同書の著者である高木徹也氏は、東北医科薬科大学で教授を務める法医学者。これまで5000体以上の遺体を解剖してきた死因解明のプロフェッショナルで、ドラマや映画などで医療監修も多数おこなっている。
彼が"日常に潜む死の危険"としてまず挙げたのは、「熱いお茶を飲んで死ぬ」という信じられないような事例だ。
「熱い飲食物は『食道がん』になる危険性を高めるという研究結果が数多く報告されています。日常的に熱い飲食物を摂取していると、食道が刺激を受け、食道粘膜の細胞が変異して、がん化する可能性があるのです」(同書より)
高齢者は温度の高さを感知する神経の働きが鈍くなっているために、高温な飲み物を飲み込むのにそれほど抵抗がない場合が多い。その結果、知らず知らずのうちに食道を刺激し続けてしまうのだという。
また、熱いお茶が引き起こす危険は食道がんだけではない。飲食物とともに細菌が気道へ入り炎症を起こす、"誤嚥性肺炎"にも注意が必要だ。
「もともと高い温度の飲料水は、身体にとって『飲みこみやすいもの』と判断されるため、誤嚥しやすいのです。そのうえ歳を重ねると、微細な脳梗塞によって、『むせ』症状が出ることなく、簡単に気道内に流入してしまいます。
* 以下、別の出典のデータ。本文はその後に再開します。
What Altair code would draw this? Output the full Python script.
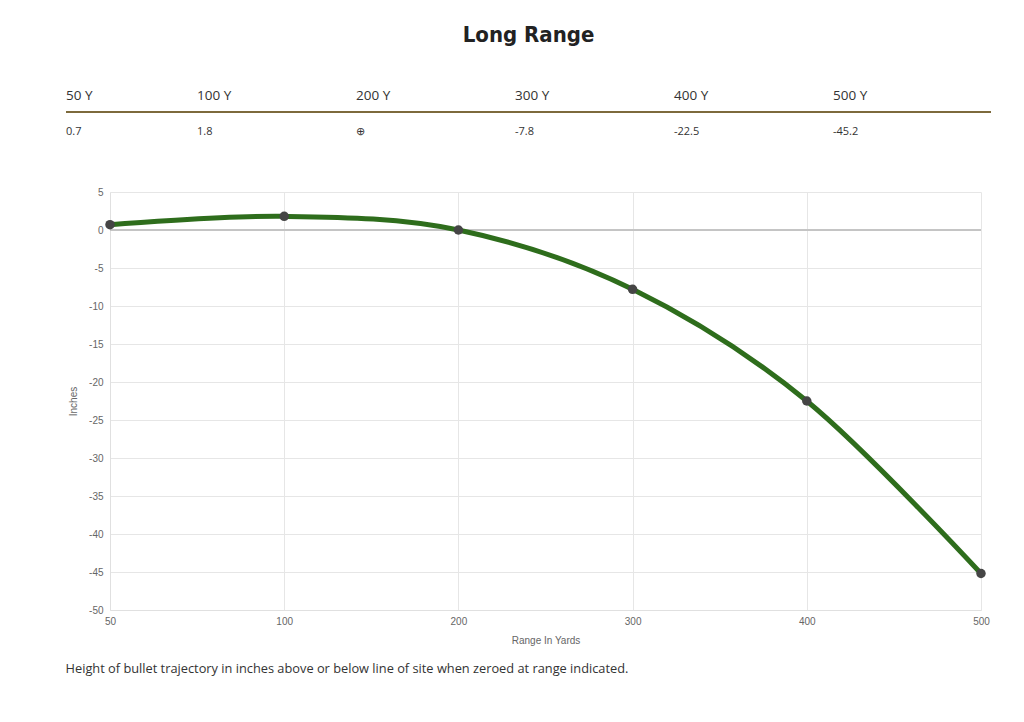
import altair as alt
import pandas as pd

# ---- data ----
ranges = [50, 100, 200, 300, 400, 500]
drops = [0.7, 1.8, 0.0, -7.8, -22.5, -45.2]
headers = ["50 Y", "100 Y", "200 Y", "300 Y", "400 Y", "500 Y"]
cells = ["0.7", "1.8", "\u2295", "-7.8", "-22.5", "-45.2"]
y_ticks = list(range(-50, 6, 5))

line_df = pd.DataFrame({"range": ranges, "inches": drops})
col_index = list(range(len(headers)))
table_df = pd.DataFrame(
    {
        "col": col_index * 2,
        "row": ["h"] * 6 + ["v"] * 6,
        "text": headers + cells,
    }
)

# ---- table (first column narrower than the others, as in the HTML table) ----
tx = alt.X(
    "col:Q",
    scale=alt.Scale(domain=[0, 1, 5], range=[-44, 87, 723], nice=False, zero=False),
    axis=None,
)
ty = alt.Y("row:N", scale=alt.Scale(domain=["h", "v"], padding=0.5), axis=None)
head = (
    alt.Chart(table_df)
    .transform_filter("datum.row == 'h'")
    .mark_text(align="left", baseline="middle", font="Open Sans", fontSize=13.5, color="#333333")
    .encode(x=tx, y=ty, text="text:N")
)
vals = (
    alt.Chart(table_df)
    .transform_filter("datum.row == 'v'")
    .mark_text(align="left", baseline="middle", font="Open Sans", fontSize=11, color="#333333")
    .encode(x=tx, y=ty, text="text:N")
)
rule = alt.Chart(table_df).mark_rule(color="#7d6a3c", strokeWidth=2).encode(
    x=alt.value(-44), x2=alt.value(881), y=alt.value(34)
)
table = alt.layer(rule, head, vals).properties(width=767, height=72)

# ---- line chart ----
x = alt.X(
    "range:O",
    sort=ranges,
    scale=alt.Scale(padding=0),
    axis=alt.Axis(
        title="Range In Yards",
        labelAngle=0,
        grid=True,
        ticks=False,
        labelPadding=6,
        titlePadding=9,
    ),
)
y_scale = alt.Scale(domain=[-50, 5], nice=False)
y_axis = alt.Axis(
    title="Inches",
    values=y_ticks,
    labelExpr="'' + datum.value",
    grid=True,
    ticks=False,
    labelPadding=7,
    titlePadding=10,
)
y = alt.Y("inches:Q", scale=y_scale, axis=y_axis)
zero = alt.Chart(line_df).mark_rule(color="#c4c4c4", strokeWidth=1).encode(
    y=alt.Y(datum=0, type="quantitative", scale=y_scale, axis=y_axis)
)
line = alt.Chart(line_df).mark_line(
    color="#2e6d1c", strokeWidth=5, interpolate="cardinal", tension=0
).encode(x=x, y=y)
pts = alt.Chart(line_df).mark_circle(color="#454545", opacity=1, size=90).encode(x=x, y=y)
plot = alt.layer(zero, line, pts).properties(
    width=871,
    height=418,
    title=alt.TitleParams(
        "Height of bullet trajectory in inches above or below line of site when zeroed at range indicated.",
        orient="bottom",
        anchor="start",
        font="Open Sans",
        fontSize=12.8,
        fontWeight="normal",
        color="#333333",
        offset=18,
        dx=-3,
    ),
)

chart = (
    alt.vconcat(table, plot, spacing=37)
    .properties(
        title=alt.TitleParams(
            "Long Range",
            anchor="middle",
            font="'DejaVu Sans Condensed', 'Roboto Condensed', Roboto, sans-serif",
            fontSize=22,
            fontWeight="bold",
            color="#222222",
            offset=31,
        ),
        padding={"left": 57, "top": 16, "right": 0, "bottom": 0},
    )
    .configure_view(stroke=None)
    .configure_axis(
        labelFont="Liberation Sans",
        labelFontSize=10,
        labelColor="#666666",
        titleFont="Liberation Sans",
        titleFontSize=10,
        titleFontWeight="normal",
        titleColor="#666666",
        gridColor="#e6e6e6",
        domainColor="#e0e0e0",
    )
)

chart.save("out.html", embed_options={"renderer": "svg", "actions": False})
そのため、熱いお茶ばかりを飲んでいると、誤嚥による気管支炎から肺炎を起こしてしまう可能性があるのです。そして、その肺炎が重篤化すれば、呼吸困難や敗血症に至って死んでしまいます」(同書より)
高木氏いわく、お茶は入れたてではなく、60度ほどに冷ましたものを飲むようにするのがおすすめだという。加えてこまめな歯磨きや入れ歯の手入れ、歯周病治療なども怠らず、口腔内をきれいに保つことも重要だ。
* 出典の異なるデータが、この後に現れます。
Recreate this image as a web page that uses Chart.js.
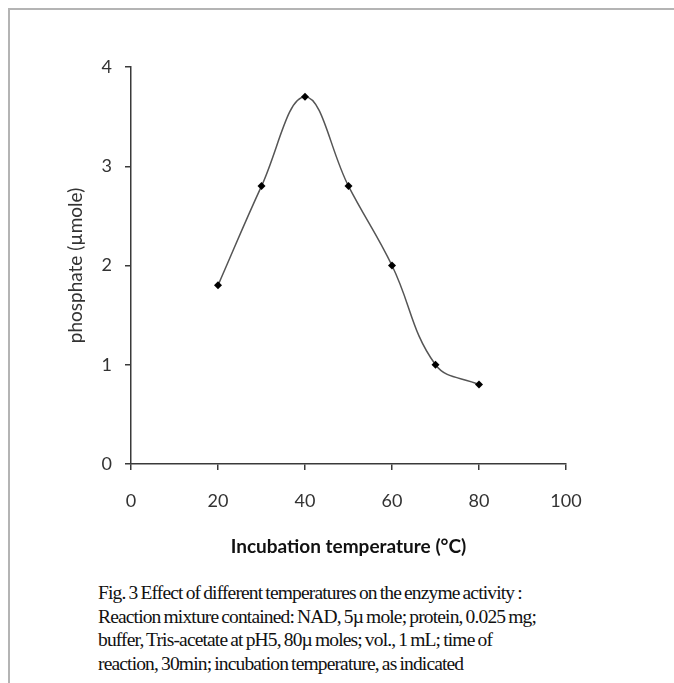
<!DOCTYPE html>
<html>
<head>
<meta charset="utf-8">
<script src="https://cdn.jsdelivr.net/npm/chart.js@4.4.0/dist/chart.umd.min.js"></script>
<style>
  body { margin: 0; background: #fff; width: 674px; height: 683px; overflow: hidden; position: relative; }
  #frame { position: absolute; left: 8px; top: 8px; width: 666px; height: 675px;
           border-top: 2px solid #b4b4b4; border-left: 2px solid #b4b4b4; box-sizing: border-box; }
  #chart { position: absolute; left: 0; top: 0; }
  #caption { position: absolute; left: 98px; top: 581px; width: 570px; white-space: nowrap;
             font-family: "Liberation Serif", "Times New Roman", serif; font-size: 19.5px;
             line-height: 23.5px; letter-spacing: -0.85px; word-spacing: -1px; color: #111; }
</style>
</head>
<body>
<div id="frame"></div>
<canvas id="chart" width="674" height="570"></canvas>
<div id="caption">Fig. 3 Effect of different temperatures on the enzyme activity :<br>
Reaction mixture contained: NAD, 5µ mole; protein, 0.025 mg;<br>
buffer, Tris-acetate at pH5, 80µ moles; vol., 1 mL; time of<br>
reaction, 30min; incubation temperature, as indicated</div>
<script>
// data
const temperatures = [20, 30, 40, 50, 60, 70, 80];
const phosphate = [1.8, 2.8, 3.7, 2.8, 2.0, 1.0, 0.8];
const xLabel = "Incubation temperature (°C)";
const yLabel = "phosphate (µmole)";

Chart.defaults.font.family = "Lato, 'Open Sans', sans-serif";
Chart.defaults.color = "#333";

const points = temperatures.map((t, i) => ({ x: t, y: phosphate[i] }));
const axisColor = "#3a3a3a";

const ctx = document.getElementById("chart").getContext("2d");
const chart = new Chart(ctx, {
    type: "line",
    data: {
        datasets: [{
            data: points,
            borderColor: "#555",
            borderWidth: 1.5,
            tension: 0.4,
            pointStyle: "rectRot",
            pointRadius: 4,
            pointBackgroundColor: "#000",
            pointBorderColor: "#000",
            pointBorderWidth: 0
        }]
    },
    options: {
        responsive: false,
        animation: false,
        devicePixelRatio: 1,
        layout: { padding: { top: 67, right: 108, left: 65, bottom: 0 } },
        plugins: { legend: { display: false }, tooltip: { enabled: false } },
        scales: {
            x: {
                type: "linear",
                min: 0, max: 100,
                ticks: { stepSize: 20, padding: 20, color: "#333", font: { size: 18 } },
                grid: { drawOnChartArea: false, tickLength: 6, color: axisColor, lineWidth: 1.5 },
                border: { color: axisColor, width: 1.5 },
                title: { display: true, text: xLabel, color: "#111",
                         font: { size: 19, weight: "bold" }, padding: { top: 0, bottom: 12 } },
                afterFit: (scale) => { scale.height = 106; }
            },
            y: {
                min: 0, max: 4,
                ticks: { stepSize: 1, padding: 13, color: "#333", font: { size: 18 } },
                grid: { drawOnChartArea: false, tickLength: 6, color: axisColor, lineWidth: 1.5 },
                border: { color: axisColor, width: 1.5 },
                title: { display: true, text: yLabel, color: "#333",
                         font: { size: 19 }, padding: { top: -1, bottom: 0 } },
                afterFit: (scale) => { scale.width = 66; }
            }
        }
    }
});
</script>
</body>
</html>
日常に潜む危険は他にもある。例えば高木氏が受ける依頼で、「高齢者の遺体が自宅のトイレから出たところで見つかった」というケースは少なくない。一見すると事件性を疑いたくなるものだが、多くはトイレでの"きばり"が原因で亡くなっているのだ。
高齢者はさまざまな理由から腸の動きが鈍化しやすいので、便が腸内に長く留まり硬くなって排出しづらい傾向にある。さらには便意を感じにくくなったり、排便時に必要な筋肉が弱まり便をうまく押し出せなくなったりすることも。つまり、便秘状態になりやすい。
「このような理由から、高齢者はトイレで長い時間『きばる』のです。
きばれば血圧は上昇し、脳血流が増加。これにより、動脈硬化の進行によって脳に形成されていた動脈瘤が破裂して、脳血管系疾患を起こすことがあります」(同書より)
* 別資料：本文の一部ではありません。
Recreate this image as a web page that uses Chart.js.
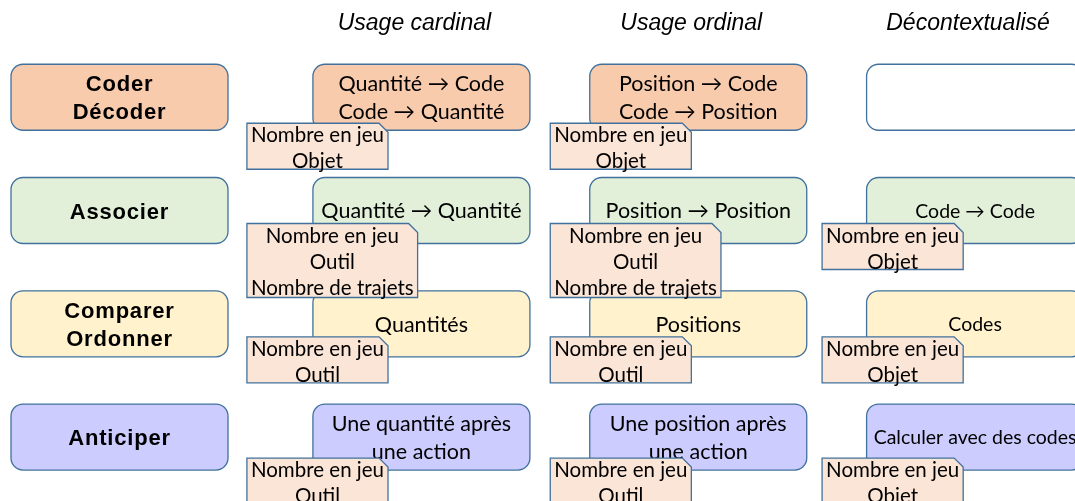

トイレできばる機会を減らすためにも、普段から便通をよくする食事を心がけることが大切だと高木氏は主張する。慢性的に便通の悪さを感じているなら、早めに医師と相談しておこう。
なお、健康的な生活を送っている高齢者であっても油断は禁物だ。例えば高木氏が担当した案件の中には、ペットに咬まれたことが原因で死亡してしまうケースもあったという。
「実際に、飼っていた小型犬に腕を咬まれ、その3日後に死亡した高齢者を解剖する機会がありました。傷口は化膿していて、腕全体が赤く腫れている状態でした。解剖で詳細な検査を行なったところ、本来は無菌なはずの血液から細菌が検出されたことから、死因を『犬咬傷にもとづく敗血症』と判断しました。
警察の調査によると、咬まれた直後は『傷がそれほど深くないから』と消毒を行なわず、また病院にも行かなかったとのこと。飼い犬は室内飼育で、狂犬病の予防接種も受けていましたが、それでも犬の口の中に潜む細菌が感染してしまったのです」(同書より)
飼い犬の他に、飼育していた鳩から感染した「オウム病クラミジア」と呼ばれる細菌が原因で、重度の肺炎と心不全になった高齢者もいる。例え家族として大切に飼育していても、動物の世話にはさまざまな感染リスクがつきものだ。
「そもそも、高齢者は免疫機能が低下しています。そのため、病原性の低い微生物でも症状を発生させてしまう『日和見感染』の可能性があり、何事も油断できません」(同書より)
同書を読んでいると、まさに「こんなことで!?」と驚いてしまうほど予想外な理由で人間は命を落としかねないことがわかる。自分、そして周りの人のためにも、日常に潜む危険から身を守るための知識を身につけてみてはいかがだろうか。